2011年05月06日
これみよがしに(松本人志)

「ぱっとせんなあ、どっかの誰かが
なんかええ感じにしてくれへんかなあ」
「キンチョール持ちながら言うことでもないけど」
「殺虫剤はキンチョール」
「俺なんでバスの中でキンチョール持ってんねんやろ?これみよがしに」
このキンチョールCMが始まると、つい聴いてしまう。耳にとまってしまう言葉が「これみよがし」。
松本人志さんが照れ臭そうにつぶやく気になるセリフ。「これを見よ」と言わんばかりに当て付けがましく聞こえる。「これを見よ」に続く「がし」によってやわらく話しかけられたようにも思える。更に、キンチョールを持って得意そうである。真に意味深な言葉だ。

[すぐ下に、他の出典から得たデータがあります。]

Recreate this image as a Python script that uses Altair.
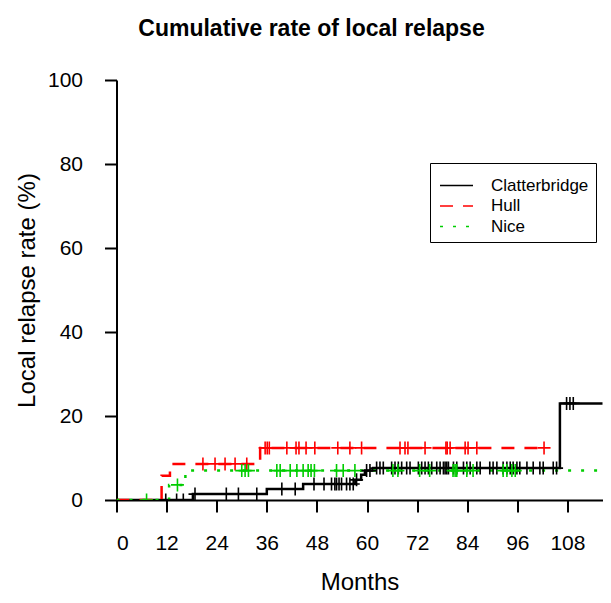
import altair as alt
import pandas as pd

groups = ["Clatterbridge", "Hull", "Nice"]
colors = ["#000000", "#FF0000", "#00CD00"]
dashes = [[1, 0], [13, 10], [3, 10]]

# step curves: time (months) and cumulative local relapse (%)
clat_t = [0, 18.3, 36.0, 44.7, 57.2, 58.6, 59.5, 61.5, 106.2, 120]
clat_v = [0, 1.4, 2.6, 3.8, 4.8, 6.0, 7.0, 7.6, 23.0, 23.0]
hull_t = [0, 10.8, 12.8, 34.4, 102.4]
hull_v = [0, 5.8, 8.6, 12.4, 12.4]
nice_t = [0, 12.6, 16.5, 120]
nice_v = [0, 3.6, 7.0, 7.0]

# censoring times (months)
clat_c = [11.8, 14.4, 16.0, 18.8, 26.3, 29.2, 33.6, 39.6, 42.8, 47.3, 49.7, 51.5,
          52.3, 52.7, 53.3, 53.9, 55.1, 55.9, 56.7, 57.5, 59.9, 60.7, 62.3, 63.1,
          63.9, 65.9, 66.7, 67.5, 68.3, 69.5, 70.3, 72.3, 73.1, 73.9, 74.7, 75.5,
          76.7, 77.5, 78.3, 78.7, 79.1, 79.5, 80.7, 81.5, 83.1, 83.9, 84.7, 86.3,
          87.1, 89.4, 90.2, 91.1, 92.6, 93.5, 94.3, 95.0, 95.9, 96.6, 98.3, 99.8,
          101.4, 102.2, 104.6, 105.4, 107.8, 108.6, 109.4]
hull_c = [20.7, 23.6, 26.0, 28.4, 31.2, 35.6, 36.1, 36.6, 40.8, 43.0, 43.7, 45.4,
          47.5, 53.0, 55.9, 58.7, 67.9, 69.1, 69.8, 73.9, 78.9, 79.2, 79.9, 83.5,
          84.2, 86.3, 102.4]
nice_c = [7.2, 14.6, 30.0, 30.8, 31.6, 38.4, 39.2, 41.6, 43.2, 44.7, 45.9, 46.6,
          47.4, 52.7, 54.3, 57.1, 66.2, 67.4, 72.6, 75.0, 80.6, 81.1, 81.5, 83.9,
          85.4, 92.6, 93.5, 94.7, 95.5]

x_ticks = [0, 12, 24, 36, 48, 60, 72, 84, 96, 108]
y_ticks = [0, 20, 40, 60, 80, 100]

steps = {"Clatterbridge": (clat_t, clat_v), "Hull": (hull_t, hull_v), "Nice": (nice_t, nice_v)}
cens = {"Clatterbridge": clat_c, "Hull": hull_c, "Nice": nice_c}

rows = []
for g, (ts, vs) in steps.items():
    for t, v in zip(ts, vs):
        rows.append({"group": g, "month": t, "rate": v})
curve_df = pd.DataFrame(rows)

crow = []
for g, cs in cens.items():
    ts, vs = steps[g]
    for c in cs:
        lvl = 0
        for t, v in zip(ts, vs):
            if t <= c:
                lvl = v
        crow.append({"group": g, "month": c, "rate": lvl})
cens_df = pd.DataFrame(crow)

xscale = alt.Scale(domain=[0, 116.4], nice=False, zero=False)
yscale = alt.Scale(domain=[0, 100], nice=False)
cscale = alt.Scale(domain=groups, range=colors)
dscale = alt.Scale(domain=groups, range=dashes)

xaxis = alt.Axis(values=x_ticks, title="Months", labelPadding=20, titlePadding=17)
yaxis = alt.Axis(values=y_ticks, title="Local relapse rate (%)", labelPadding=22, titlePadding=8)

legend = alt.Legend(orient="none", legendX=313.5, legendY=83,
                    symbolType="M-1,0H5", symbolSize=121,
                    symbolStrokeWidth=1.5, labelFontSize=17,
                    labelFont="Liberation Sans", labelColor="black",
                    labelOffset=37, padding=7, rowPadding=2.5,
                    title=" ", titleFontSize=7, titlePadding=0,
                    strokeColor="black", fillColor="white",
                    cornerRadius=0)

lines = alt.Chart(curve_df).mark_line(interpolate="step-after", strokeWidth=2.5, clip=True).encode(
    x=alt.X("month:Q", scale=xscale, axis=xaxis),
    y=alt.Y("rate:Q", scale=yscale, axis=yaxis),
    color=alt.Color("group:N", scale=cscale, legend=legend),
    strokeDash=alt.StrokeDash("group:N", scale=dscale, legend=legend),
    detail="group:N",
)

marks = alt.Chart(cens_df).mark_point(shape="M-1,0H1M0,-1V1", size=169, filled=False,
                                      strokeWidth=1.6, opacity=1, clip=True).encode(
    x=alt.X("month:Q", scale=xscale),
    y=alt.Y("rate:Q", scale=yscale),
    color=alt.Color("group:N", scale=cscale, legend=None),
)

chart = alt.layer(lines, marks).properties(
    width=486, height=420,
    title=alt.TitleParams("Cumulative rate of local relapse", font="Liberation Sans",
                          fontSize=23, fontWeight="bold", color="black", dx=-48,
                          offset=28, anchor="middle"),
    autosize=alt.AutoSizeParams(type="none"),
    padding={"left": 108.5, "top": 72, "right": 0, "bottom": 94},
).configure_view(stroke=None).configure_axis(
    domainColor="black", domainWidth=2, tickColor="black", tickWidth=2, tickSize=12,
    labelFont="Liberation Sans", labelFontSize=21, labelColor="black",
    titleFont="Liberation Sans", titleFontSize=24, titleFontWeight="normal",
    titleColor="black", grid=False,
)

chart.save("out.html", embed_options={"renderer": "svg", "actions": False})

「これみよがし」を「これみよ」「がし」に分割してみよう。
「これみよ」とは「これ見よ」とのことで、偉そうに命令している言葉である。この言葉に続く「がし」が中々やっかいな言葉である。「がし」は文語の助詞「かし」の転じた連濁形である。本来「かし」は文が言い切ったところに付いて、強めたり、念を押していう時とか、ときには、やわらくもちかけたりする気持ちを添えるのに用いられる。例えば ‥‥ね、‥‥なあとの意味合いを持っている。助詞で、上の動詞の意味を強める働きをさせる時に使われる。他の例として「聞こえよがし」で「これを聞けよ、とばかりに」の意味である。
コンビダウンタウンのボケ担当の愛称「松ちゃん」が話すから、なんともいえない味が伝わってくる。本人も認める極度の人見知りである頼りない感じと、松本さんらしいナンセンスな面白さが相まって人を引き付けるCMである。撮影は、一発でOKとのこと。